Comments from Barnett Waddingham and Aegon on the Chancellors Tax Day

 James Jones-Tinsley, Self-Invested Technical Specialist at Barnett Waddingham, said: “It’s a tale as old as time – a much anticipated day of policy reform has left the pensions industry shocked by the deafening silence of the Government on the issues that matter most. With barely a bullet point dedicated to a handful of technical updates, trustees, advisers, and savers alike have been disappointed.

 “At the very least, a simplification of pension tax relief is well overdue – and in fact, it was a manifesto commitment of this Government to support the 1.5m low-paid workers, mostly women, harmed by the tax relief discrepancy between ‘relief at source’ and ‘net pay’ workplace pension schemes.
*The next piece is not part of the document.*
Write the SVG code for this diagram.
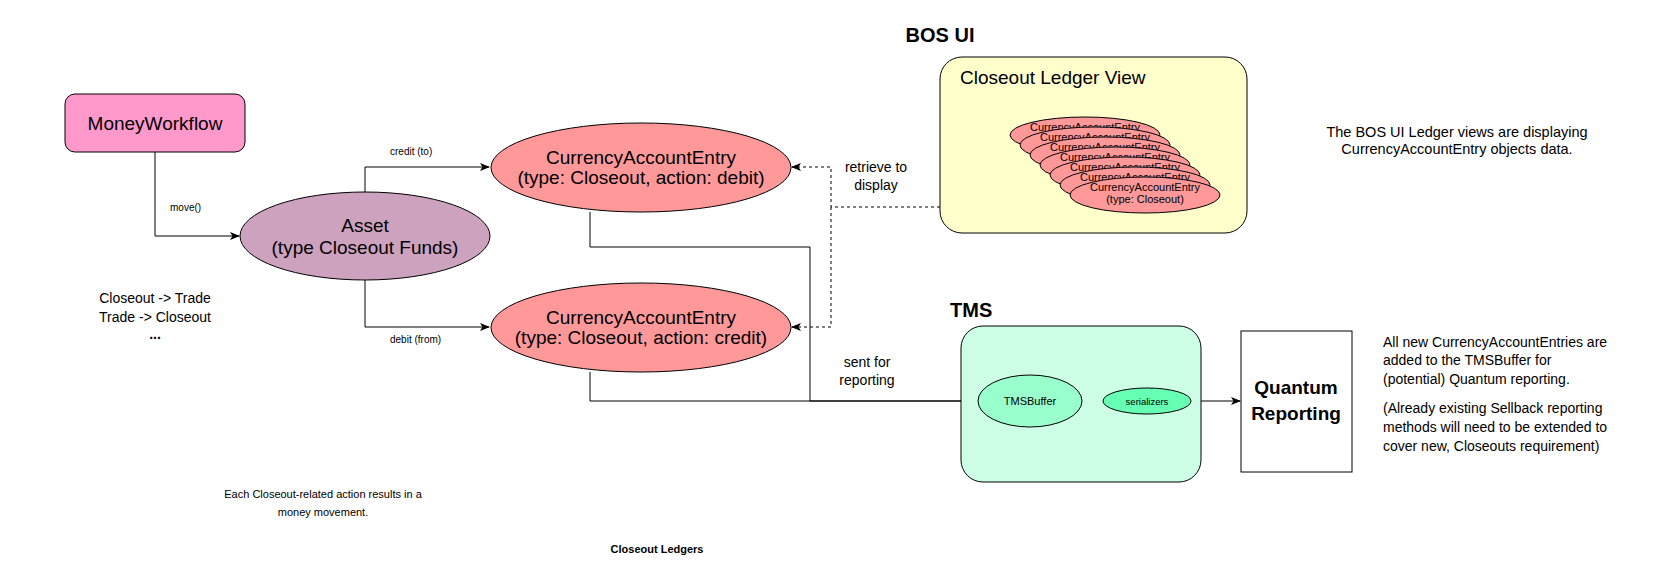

We should have seen a scrapping of the Money Purchase Annual Allowance (MPAA), which has been revealed as negatively impacting 1,000 savers each working day, as well as the abolition of the harmful Tapered Annual Allowance (TAA). Instead, the Treasury has squandered the opportunity to make real change – and the clock is ticking. If we don’t see action soon, the UK’s looming pensions crisis is only going to get worse.”

 Steven Cameron, Pensions Director at Aegon comments: “There’s much to be welcomed in the HM Treasury and HMRC package of ‘tax day’ consultations, even if it appears to have lived up to its billing as day mainly for the most technical of tax enthusiasts. Efforts to make tax digital, remove sources of error and clamp down on tax avoidance and evasion are all positive developments and should continue to reduce the ‘tax gap’ as we seek economic recovery. As part of this, it’s important that drives to ‘improve people’s experience of the tax system’ extend to making it easier to claim all tax relief entitlements. Within pensions, higher and additional rate taxpayers who are in ‘relief at source’ schemes have to separately reclaim relief above the basic rate, and there’s anecdotal evidence that many forget to do so. Even more concerning, there are growing numbers of low paid individuals in ‘net pay’ pension schemes who because they don’t pay income tax, don’t get the 20% tax relief their peers in ‘relief at source’ schemes get by default. We urge the Treasury and HMRC to prioritise doing the right thing by those who are currently missing out on their pension tax relief entitlements.

 “Otherwise, tax day gives us no new insights into what the Chancellor may have planned for reforms of pensions tax relief, capital gains tax or inheritance tax. There had been speculation that he could have launched ‘what if’ consultations exploring the admin implications of a range of possible reforms. Such reforms can be highly complex in practice and warrant detailed advance scrutiny to make sure they are workable and can deliver on their objectives. The Chancellor has talked of his ‘sacred duty’ to repair the nation’s finance, and in advance of taking forward policies, it’s always worth checking these won’t be sunk by the ‘devil in the detail’.”